◆ Exercise brief
The lines beneath this instruction, from the first through the one containing "plt.rcParams['font.family'] = ['Lato', 'DejaVu", must be transcribed exactly; no other line belongs in the output.
————————
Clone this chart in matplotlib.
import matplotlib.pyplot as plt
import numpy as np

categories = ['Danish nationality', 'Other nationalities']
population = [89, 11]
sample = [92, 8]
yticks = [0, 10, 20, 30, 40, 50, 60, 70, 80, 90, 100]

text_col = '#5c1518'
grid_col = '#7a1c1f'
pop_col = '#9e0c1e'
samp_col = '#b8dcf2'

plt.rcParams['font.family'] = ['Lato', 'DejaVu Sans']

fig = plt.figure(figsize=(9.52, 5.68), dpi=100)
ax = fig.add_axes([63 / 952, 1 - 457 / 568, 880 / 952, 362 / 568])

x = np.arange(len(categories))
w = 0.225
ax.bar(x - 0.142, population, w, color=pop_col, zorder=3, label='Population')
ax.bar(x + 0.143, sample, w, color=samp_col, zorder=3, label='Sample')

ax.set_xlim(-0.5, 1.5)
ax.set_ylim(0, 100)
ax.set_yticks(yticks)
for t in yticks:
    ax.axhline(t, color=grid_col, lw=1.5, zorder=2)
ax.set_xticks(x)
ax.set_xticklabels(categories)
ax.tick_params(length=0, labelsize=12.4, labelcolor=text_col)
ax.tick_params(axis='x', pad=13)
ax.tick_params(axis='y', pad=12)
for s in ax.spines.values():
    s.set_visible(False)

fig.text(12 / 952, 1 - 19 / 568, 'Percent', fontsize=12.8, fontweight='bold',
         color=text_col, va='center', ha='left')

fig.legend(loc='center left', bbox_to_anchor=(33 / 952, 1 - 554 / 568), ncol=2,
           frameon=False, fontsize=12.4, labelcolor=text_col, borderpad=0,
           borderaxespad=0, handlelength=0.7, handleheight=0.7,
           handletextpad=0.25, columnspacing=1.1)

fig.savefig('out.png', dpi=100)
————————
◆ Answer for this exercise
Clone this chart in matplotlib.
import matplotlib.pyplot as plt
import numpy as np

categories = ['Danish nationality', 'Other nationalities']
population = [89, 11]
sample = [92, 8]
yticks = [0, 10, 20, 30, 40, 50, 60, 70, 80, 90, 100]

text_col = '#5c1518'
grid_col = '#7a1c1f'
pop_col = '#9e0c1e'
samp_col = '#b8dcf2'

plt.rcParams['font.family'] = ['Lato', 'DejaVu Sans']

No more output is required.